Certains enseignants-chercheurs ne veulent pas toucher au numérique, car ils considèrent que c'est de la technique et pas de la pédagogie. (V. Roy)
Pour former l'ensemble des professeurs, des formations aux Tice (technologies de l'information et de la communication appliquées à l'enseignement) ont été mises en place ainsi que le service aux usagers du numérique (SUN), en 2014. "Nous sommes dans l'incitation, nous n'imposons rien. La prochaine étape pour reconnaître le travail des enseignants, sera d'inclure ces heures dans la plaquette de formation", annonce Sabine Ménage, vice-présidente chargée de la Commission de la formation et de la vie universitaire.
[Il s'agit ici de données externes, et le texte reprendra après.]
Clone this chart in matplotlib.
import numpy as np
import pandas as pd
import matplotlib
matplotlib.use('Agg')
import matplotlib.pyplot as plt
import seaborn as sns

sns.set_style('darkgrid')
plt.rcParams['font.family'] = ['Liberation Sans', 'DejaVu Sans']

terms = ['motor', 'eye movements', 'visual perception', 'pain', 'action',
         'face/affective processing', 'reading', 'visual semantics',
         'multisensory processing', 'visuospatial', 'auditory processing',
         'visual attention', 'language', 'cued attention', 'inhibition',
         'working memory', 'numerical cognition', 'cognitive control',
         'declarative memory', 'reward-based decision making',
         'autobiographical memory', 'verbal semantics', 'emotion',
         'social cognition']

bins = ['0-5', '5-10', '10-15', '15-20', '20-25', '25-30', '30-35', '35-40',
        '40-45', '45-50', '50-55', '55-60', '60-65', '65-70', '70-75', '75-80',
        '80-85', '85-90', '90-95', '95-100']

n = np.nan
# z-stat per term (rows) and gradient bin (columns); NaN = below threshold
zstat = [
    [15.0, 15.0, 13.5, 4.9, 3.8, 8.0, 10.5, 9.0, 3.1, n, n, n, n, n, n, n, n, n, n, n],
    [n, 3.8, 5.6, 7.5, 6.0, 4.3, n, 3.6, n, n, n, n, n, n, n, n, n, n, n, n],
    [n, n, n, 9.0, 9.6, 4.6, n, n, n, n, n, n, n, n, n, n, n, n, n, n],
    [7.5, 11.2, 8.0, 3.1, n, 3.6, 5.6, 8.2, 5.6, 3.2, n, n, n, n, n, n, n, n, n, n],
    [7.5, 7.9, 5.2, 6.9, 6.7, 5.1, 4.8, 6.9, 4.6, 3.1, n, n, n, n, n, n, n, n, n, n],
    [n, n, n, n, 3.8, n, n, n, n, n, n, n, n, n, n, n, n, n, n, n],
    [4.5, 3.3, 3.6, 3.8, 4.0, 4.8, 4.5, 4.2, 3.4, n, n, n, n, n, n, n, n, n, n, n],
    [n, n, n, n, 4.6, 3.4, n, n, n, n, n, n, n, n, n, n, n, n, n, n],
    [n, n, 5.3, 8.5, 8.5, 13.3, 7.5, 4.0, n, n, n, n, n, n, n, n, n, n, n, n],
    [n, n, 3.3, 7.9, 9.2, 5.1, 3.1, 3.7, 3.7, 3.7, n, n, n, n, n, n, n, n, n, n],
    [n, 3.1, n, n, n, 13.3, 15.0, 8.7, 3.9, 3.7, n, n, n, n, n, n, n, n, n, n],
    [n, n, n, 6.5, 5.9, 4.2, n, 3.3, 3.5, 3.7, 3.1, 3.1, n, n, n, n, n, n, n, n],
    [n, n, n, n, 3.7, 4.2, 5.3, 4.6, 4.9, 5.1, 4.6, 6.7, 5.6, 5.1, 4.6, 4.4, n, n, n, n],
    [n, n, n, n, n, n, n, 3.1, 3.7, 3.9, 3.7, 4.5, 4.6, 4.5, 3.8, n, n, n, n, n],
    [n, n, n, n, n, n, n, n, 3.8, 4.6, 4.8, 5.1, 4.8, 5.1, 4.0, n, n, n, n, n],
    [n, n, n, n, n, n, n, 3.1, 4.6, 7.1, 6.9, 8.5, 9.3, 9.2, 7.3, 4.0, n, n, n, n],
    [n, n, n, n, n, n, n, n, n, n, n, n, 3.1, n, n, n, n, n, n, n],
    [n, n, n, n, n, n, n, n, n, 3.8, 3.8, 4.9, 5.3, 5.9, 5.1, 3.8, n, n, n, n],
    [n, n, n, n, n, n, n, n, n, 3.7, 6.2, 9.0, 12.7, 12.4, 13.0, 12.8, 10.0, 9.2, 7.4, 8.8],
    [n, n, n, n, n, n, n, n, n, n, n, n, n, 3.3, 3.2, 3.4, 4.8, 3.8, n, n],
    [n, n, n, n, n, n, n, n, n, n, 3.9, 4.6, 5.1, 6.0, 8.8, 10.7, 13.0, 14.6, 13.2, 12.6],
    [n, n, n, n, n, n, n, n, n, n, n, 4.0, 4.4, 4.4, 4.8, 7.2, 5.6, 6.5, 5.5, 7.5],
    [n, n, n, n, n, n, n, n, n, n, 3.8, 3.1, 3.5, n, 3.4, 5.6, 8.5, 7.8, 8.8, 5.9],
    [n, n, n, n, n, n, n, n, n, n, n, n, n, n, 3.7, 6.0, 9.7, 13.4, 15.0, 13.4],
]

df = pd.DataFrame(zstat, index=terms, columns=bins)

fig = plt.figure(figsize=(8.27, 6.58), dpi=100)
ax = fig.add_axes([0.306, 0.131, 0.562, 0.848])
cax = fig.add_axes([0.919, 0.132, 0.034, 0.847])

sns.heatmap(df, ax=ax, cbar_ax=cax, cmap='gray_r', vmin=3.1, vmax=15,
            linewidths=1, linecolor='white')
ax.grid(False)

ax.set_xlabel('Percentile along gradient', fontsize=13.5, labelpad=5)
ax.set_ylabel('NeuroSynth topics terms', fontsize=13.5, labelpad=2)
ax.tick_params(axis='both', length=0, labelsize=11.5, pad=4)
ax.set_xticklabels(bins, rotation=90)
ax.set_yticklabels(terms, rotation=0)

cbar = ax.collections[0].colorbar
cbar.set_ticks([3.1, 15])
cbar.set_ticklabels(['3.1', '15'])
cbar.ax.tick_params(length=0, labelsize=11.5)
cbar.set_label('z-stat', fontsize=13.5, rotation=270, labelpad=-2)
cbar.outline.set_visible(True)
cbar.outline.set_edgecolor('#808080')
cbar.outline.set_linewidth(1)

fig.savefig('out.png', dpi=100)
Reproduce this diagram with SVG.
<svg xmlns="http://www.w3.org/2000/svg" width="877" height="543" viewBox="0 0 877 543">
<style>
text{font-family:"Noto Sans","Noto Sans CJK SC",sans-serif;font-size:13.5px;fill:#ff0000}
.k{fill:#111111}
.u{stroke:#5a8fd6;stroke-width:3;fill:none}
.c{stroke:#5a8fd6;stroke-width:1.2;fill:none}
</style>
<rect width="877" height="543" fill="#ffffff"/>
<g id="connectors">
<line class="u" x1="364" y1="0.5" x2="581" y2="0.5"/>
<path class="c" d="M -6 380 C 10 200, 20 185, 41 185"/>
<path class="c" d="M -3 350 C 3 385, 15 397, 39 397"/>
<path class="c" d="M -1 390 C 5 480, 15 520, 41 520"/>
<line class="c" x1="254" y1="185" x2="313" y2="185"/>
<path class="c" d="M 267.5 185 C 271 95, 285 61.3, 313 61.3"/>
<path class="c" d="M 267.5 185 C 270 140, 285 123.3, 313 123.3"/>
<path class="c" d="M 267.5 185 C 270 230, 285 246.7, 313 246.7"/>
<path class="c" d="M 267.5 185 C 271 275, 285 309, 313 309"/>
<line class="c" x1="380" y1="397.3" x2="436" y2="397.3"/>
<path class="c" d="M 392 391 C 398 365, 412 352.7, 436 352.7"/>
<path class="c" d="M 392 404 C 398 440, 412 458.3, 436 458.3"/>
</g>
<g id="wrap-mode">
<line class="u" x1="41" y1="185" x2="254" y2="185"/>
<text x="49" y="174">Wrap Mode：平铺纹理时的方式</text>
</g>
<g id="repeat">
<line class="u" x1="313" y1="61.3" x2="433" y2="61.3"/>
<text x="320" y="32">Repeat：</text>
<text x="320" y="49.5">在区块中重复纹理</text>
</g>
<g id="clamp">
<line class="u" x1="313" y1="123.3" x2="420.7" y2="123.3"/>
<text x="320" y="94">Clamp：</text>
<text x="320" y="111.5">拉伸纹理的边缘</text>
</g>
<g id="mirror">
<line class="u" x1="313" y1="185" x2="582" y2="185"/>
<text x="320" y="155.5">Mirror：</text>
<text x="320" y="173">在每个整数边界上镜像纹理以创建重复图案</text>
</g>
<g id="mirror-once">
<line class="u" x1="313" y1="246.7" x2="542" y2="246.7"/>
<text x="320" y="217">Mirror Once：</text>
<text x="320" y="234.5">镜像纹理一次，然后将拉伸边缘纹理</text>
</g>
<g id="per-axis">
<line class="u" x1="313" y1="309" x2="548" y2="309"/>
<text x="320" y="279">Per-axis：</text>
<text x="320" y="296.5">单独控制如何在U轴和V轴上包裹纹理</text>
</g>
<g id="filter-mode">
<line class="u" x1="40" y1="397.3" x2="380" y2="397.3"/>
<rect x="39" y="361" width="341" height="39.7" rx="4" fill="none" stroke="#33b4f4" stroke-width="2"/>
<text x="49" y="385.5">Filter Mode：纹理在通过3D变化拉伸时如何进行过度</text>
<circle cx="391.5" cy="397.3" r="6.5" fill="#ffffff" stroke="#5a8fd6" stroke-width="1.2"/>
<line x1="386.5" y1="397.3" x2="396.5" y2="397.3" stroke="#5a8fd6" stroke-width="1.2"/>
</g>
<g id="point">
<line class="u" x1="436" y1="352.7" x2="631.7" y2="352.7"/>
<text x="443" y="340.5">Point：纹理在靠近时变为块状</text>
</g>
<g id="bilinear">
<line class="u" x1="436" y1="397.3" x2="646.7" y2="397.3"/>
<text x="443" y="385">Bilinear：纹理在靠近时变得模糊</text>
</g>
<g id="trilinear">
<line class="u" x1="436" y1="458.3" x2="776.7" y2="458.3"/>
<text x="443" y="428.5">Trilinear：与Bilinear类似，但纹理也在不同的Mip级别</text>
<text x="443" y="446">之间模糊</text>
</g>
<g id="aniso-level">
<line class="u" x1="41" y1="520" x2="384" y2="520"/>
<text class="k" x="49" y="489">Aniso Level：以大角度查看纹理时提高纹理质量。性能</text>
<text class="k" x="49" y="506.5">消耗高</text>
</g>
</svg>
Une orientation qui porte ses fruits. Encouragés à l'innovation, certains enseignants-chercheurs arrivent à faire de leurs projets pédagogiques numériques des objets de recherche. C'est le cas de Judith Vari, enseignante-chercheuse en sciences de l'éducation, qui travaille sur de nouvelles formes pédagogiques, et qui est invitée à parler de son serious game dans des colloques. Mais cela reste marginal.